Anita Szydłowska to uczestniczka 3. edycji programu „Ślub od pierwszego wejrzenia”. Przed kamerami poznała Adriana Szymaniaka, z którym wzięła ślub zaledwie po kilku minutach znajomości. Czas pokazał, że eksperyment ten się udał, a Anita i Adrian stworzyli ciepły i rodzinny dom dla swoich dzieci: Jerzyka oraz Bianki. Szczęście przerwała brutalna diagnoza. W lipcu mężczyzna trafił do szpitala po tym, jak nagle źle się poczuł. Po szerokiej diagnostyce para usłyszała, że to glejak IV stopnia. Szymaniak i Szydłowska postanowili podzielić się z innymi swoją historią. Rozpoczęli również poszukiwania dostępnych metod leczenia. Niedawno Adrian, który był po pierwszej operacji wycięcia guza, miał rozpocząć radio i chemioterapię. Niestety okazało się, że doszło do wznowy. Potrzebny był kolejny zabieg.
W niedzielnym wydaniu „Dzień dobry TVN” Anita Szydłowska opowiedziała, jak obecnie wygląda życie pary w cieniu choroby. Wspomniała również o uruchomionej zbiórce pieniędzy na dalsze leczenie.
Anita i Adrian ze „Ślubu od pierwszego wejrzenia” o chorobie i zbiórce na leczenie
Opowiadając o chorobie męża, Anita z trudem powstrzymywała płacz. W pewnym momencie jednak emocje stały się na tyle silne, że na jej policzkach pojawiły się łzy. Natychmiast zareagowała Małgorzata Tomaszewska. Prowadząca „DDTVN” znalazła się obok Anity, mocno ją przytulając.
„Mieliśmy tu być razem. Natomiast w momencie, kiedy miał się rozpocząć kolejny etap leczenia, czyli radio- i chemioterapia dostaliśmy wyniki rezonansu, które wskazały, że ta choroba odrodziła się w ciągu siedmiu tygodni od pierwszej operacji. Guz urósł jeszcze bardziej, dlatego była potrzebna szybka interwencja neurochirurgiczna. Dzięki Państwu trafiliśmy do najlepszego ośrodka, czyli do Bydgoszczy, gdzie właśnie teraz jest mój mąż” – relacjonowała uczestniczka „Ślubu…”.

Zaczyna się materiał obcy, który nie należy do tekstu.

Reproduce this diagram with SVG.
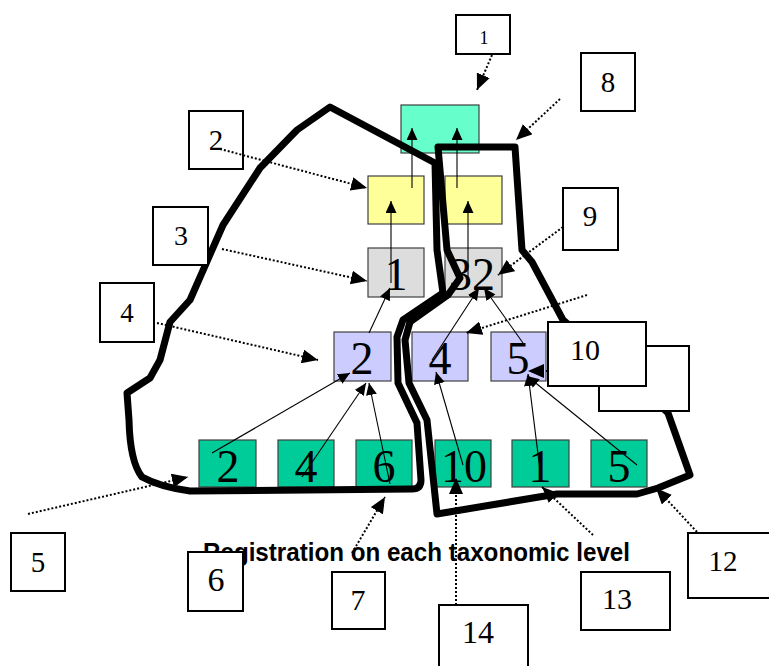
<svg xmlns="http://www.w3.org/2000/svg" width="769" height="666" viewBox="0 0 769 666">
<style>
.nd{stroke:#404040;stroke-width:1.2}
.nt{font-family:"Liberation Serif","Times New Roman",serif;font-size:46px;text-anchor:middle;fill:#000}
.co rect{fill:#fff;stroke:#000;stroke-width:2}
.ct{font-family:"Liberation Serif","Times New Roman",serif;font-size:29px;text-anchor:middle;fill:#000}
.rg{fill:none;stroke:#000;stroke-width:7;stroke-linejoin:round;stroke-linecap:round}
.ar{stroke:#000;stroke-width:1.1;fill:none;marker-end:url(#ah)}
.da{stroke:#000;stroke-width:2;stroke-dasharray:2 2;fill:none;marker-end:url(#dh)}
.tt{font-family:"Liberation Sans",Arial,sans-serif;font-weight:bold;font-size:25px;fill:#000}
</style>
<defs>
<marker id="ah" markerUnits="userSpaceOnUse" markerWidth="13" markerHeight="12" refX="12" refY="5.5" orient="auto"><path d="M0,0 L12,5.5 L0,11z" fill="#000"/></marker>
<marker id="dh" markerUnits="userSpaceOnUse" markerWidth="17" markerHeight="14" refX="16" refY="7" orient="auto"><path d="M0,0 L16,7 L0,14z" fill="#000"/></marker>
</defs>
<rect width="769" height="666" fill="#fff"/>

<g id="n-teal"><rect class="nd" x="401" y="105" width="78" height="48" fill="#66FFCC"/></g>
<g id="n-yellow-l"><rect class="nd" x="368" y="176" width="56" height="48" fill="#FFFF99"/></g>
<g id="n-yellow-r"><rect class="nd" x="445" y="176" width="57" height="48" fill="#FFFF99"/></g>
<g id="n-gray-1"><rect class="nd" x="368" y="248" width="56" height="49" fill="#DDDDDD"/><text class="nt" x="396" y="290">1</text></g>
<g id="n-gray-32"><rect class="nd" x="445" y="248" width="57" height="49" fill="#DDDDDD"/><text class="nt" x="472" y="290">32</text></g>
<g id="n-blue-2"><rect class="nd" x="334" y="332" width="57" height="49" fill="#CCCCFF"/><text class="nt" x="362" y="374">2</text></g>
<g id="n-blue-4"><rect class="nd" x="412" y="332" width="56" height="49" fill="#CCCCFF"/><text class="nt" x="440" y="374">4</text></g>
<g id="n-blue-5"><rect class="nd" x="491" y="332" width="55" height="49" fill="#CCCCFF"/><text class="nt" x="518" y="374">5</text></g>
<g id="n-green-2"><rect class="nd" x="199" y="440" width="57" height="47" fill="#00CC99"/><text class="nt" x="228" y="482">2</text></g>
<g id="n-green-4"><rect class="nd" x="278" y="440" width="56" height="47" fill="#00CC99"/><text class="nt" x="306" y="482">4</text></g>
<g id="n-green-6"><rect class="nd" x="356" y="440" width="56" height="47" fill="#00CC99"/><text class="nt" x="384" y="482">6</text></g>
<g id="n-green-10"><rect class="nd" x="435" y="440" width="56" height="47" fill="#00CC99"/><text class="nt" x="464" y="482">10</text></g>
<g id="n-green-1"><rect class="nd" x="512" y="440" width="57" height="47" fill="#00CC99"/><text class="nt" x="540" y="482">1</text></g>
<g id="n-green-5"><rect class="nd" x="591" y="440" width="56" height="47" fill="#00CC99"/><text class="nt" x="619" y="482">5</text></g>

<g id="regions">
<path class="rg" d="M330,107 L435,163 L437,250 L443,293 L403,320 L397,337 L398,383 L417,423 L421,480 Q421,489 412,489 L190,491 Q160,487 142,477 Q130,462 129,420 L127,393 L150,378 L160,360 L170,322 L190,300 L223,225 L260,168 L297,130 Z"/>
<path class="rg" d="M438,147 L515,147 L522,250 L532,262 L563,320 L640,387 L668,413 L690,475 L658,488 L637,494 L557,494 L437,514 L427,420 L409,383 L405,340 L410,322 L448,295 L460,278 L447,250 Z"/>
</g>

<g id="connectors">
<line class="ar" x1="412" y1="188" x2="412" y2="128"/>
<line class="ar" x1="457" y1="188" x2="457" y2="128"/>
<line class="ar" x1="391" y1="283" x2="391" y2="201"/>
<line class="ar" x1="468" y1="283" x2="468" y2="201"/>
<line class="ar" x1="369" y1="333" x2="390" y2="288"/>
<line class="ar" x1="432" y1="360" x2="479" y2="288"/>
<line class="ar" x1="523" y1="343" x2="484" y2="288"/>
<line class="ar" x1="212" y1="453" x2="350" y2="373"/>
<line class="ar" x1="302" y1="477" x2="366" y2="383"/>
<line class="ar" x1="390" y1="484" x2="369" y2="383"/>
<line class="ar" x1="463" y1="465" x2="436" y2="372"/>
<line class="ar" x1="541" y1="478" x2="528" y2="374"/>
<line class="ar" x1="637" y1="465" x2="527" y2="376"/>
</g>

<text class="tt" x="203" y="561" textLength="427" lengthAdjust="spacingAndGlyphs">Registration on each taxonomic level</text>

<g id="c1" class="co"><rect x="456" y="15" width="54" height="39"/><text class="ct" x="484" y="44" style="font-size:18px">1</text></g>
<g id="c8" class="co"><rect x="581" y="53" width="54" height="58"/><text class="ct" x="608" y="92">8</text></g>
<g id="c2" class="co"><rect x="189" y="111" width="54" height="58"/><text class="ct" x="216" y="150">2</text></g>
<g id="c3" class="co"><rect x="153" y="207" width="55" height="58"/><text class="ct" x="181" y="245" style="font-size:28px">3</text></g>
<g id="c4" class="co"><rect x="100" y="283" width="54" height="59"/><text class="ct" x="127" y="322" style="font-size:27px">4</text></g>
<g id="c9" class="co"><rect x="563" y="188" width="55" height="62"/><text class="ct" x="590" y="226">9</text></g>
<g id="c10b" class="co"><rect x="599" y="346" width="90" height="65"/></g>
<g id="c10" class="co"><rect x="548" y="322" width="98" height="64"/><text class="ct" x="585" y="360" style="font-size:30px">10</text></g>
<g id="c5" class="co"><rect x="11" y="533" width="54" height="58"/><text class="ct" x="38" y="572">5</text></g>
<g id="c6" class="co"><rect x="188" y="552" width="55" height="59"/><text class="ct" x="216" y="591" style="font-size:34px">6</text></g>
<g id="c7" class="co"><rect x="332" y="572" width="53" height="57"/><text class="ct" x="358" y="610" style="font-size:30px">7</text></g>
<g id="c14" class="co"><rect x="439" y="605" width="89" height="70"/><text class="ct" x="478" y="643" style="font-size:32px">14</text></g>
<g id="c13" class="co"><rect x="581" y="572" width="89" height="58"/><text class="ct" x="617" y="609" style="font-size:30px">13</text></g>
<g id="c12" class="co"><rect x="688" y="533" width="90" height="65"/><text class="ct" x="723" y="571">12</text></g>

<g id="callout-connectors">
<line class="da" x1="492" y1="55" x2="477" y2="90"/>
<line class="da" x1="560" y1="99" x2="516" y2="140"/>
<line class="da" x1="220" y1="149" x2="367" y2="188"/>
<line class="da" x1="222" y1="249" x2="367" y2="281"/>
<line class="da" x1="157" y1="323" x2="318" y2="360"/>
<line class="da" x1="563" y1="227" x2="498" y2="275"/>
<line class="da" x1="587" y1="295" x2="466" y2="333"/>
<line class="da" x1="548" y1="371" x2="528" y2="371"/>
<line class="da" x1="28" y1="514" x2="188" y2="477"/>
<line class="da" x1="352" y1="553" x2="385" y2="497"/>
<line class="da" x1="456" y1="605" x2="456" y2="478"/>
<line class="da" x1="593" y1="535" x2="542" y2="487"/>
<line class="da" x1="697" y1="532" x2="656" y2="488"/>
</g>
</svg>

W dalszych słowach Anita podkreśliła, że razem z Adrianem mają plan dalszego działania. Potrzebują jednak finansowego wsparcia:
„Rezonans jest czysty, co oznacza, że guz został w całości wycięty. Teraz czeka nas szybkie dalsze działanie, bo ta choroba jest bardzo podstępna. Ona się bardzo szybko rozwija. To jest najbardziej agresywna forma nowotworu mózgu i nie możemy dopuścić do tego, żeby po raz kolejny się to pojawiło.”
Rodzina Adriana i Anity znalazła się w bardzo trudnym położeniu. Na chwilę przed pojawieniem się pierwszych objawów choroby mężczyzna stracił pracę. Obecnie to na Szydłowskiej spoczywa ciężar codziennych obowiązków.
(…) Żeby rozpocząć terapię, potrzebujemy 240 tys. zł, a potem co miesiąc aż 120 tys. zł. Nie jesteśmy w stanie udźwignąć takich kosztów. Adrian stracił pracę tuż przed diagnozą, a ja zajmuję się dziećmi i staram się organizować pomoc (…).
Szczegóły dotyczące planu leczenia para opisała na stronie uruchomionej zbiórki opiewającej na zawrotną kwotę: mowa o trzech milionach złotych.
Bardzo prosimy, napiszcie z nami dobre zakończenie tej historii, która powstawała na Waszych oczach, suma jest zawrotna i nie damy jej rady udźwignąć. Wierzymy m, że dobro wraca i zjednoczymy się w tym momencie. Dziękujemy Wam z całego serca. Link podamy na naszym stories i bio – napisała w najnowszym poście na Instagramie Anita.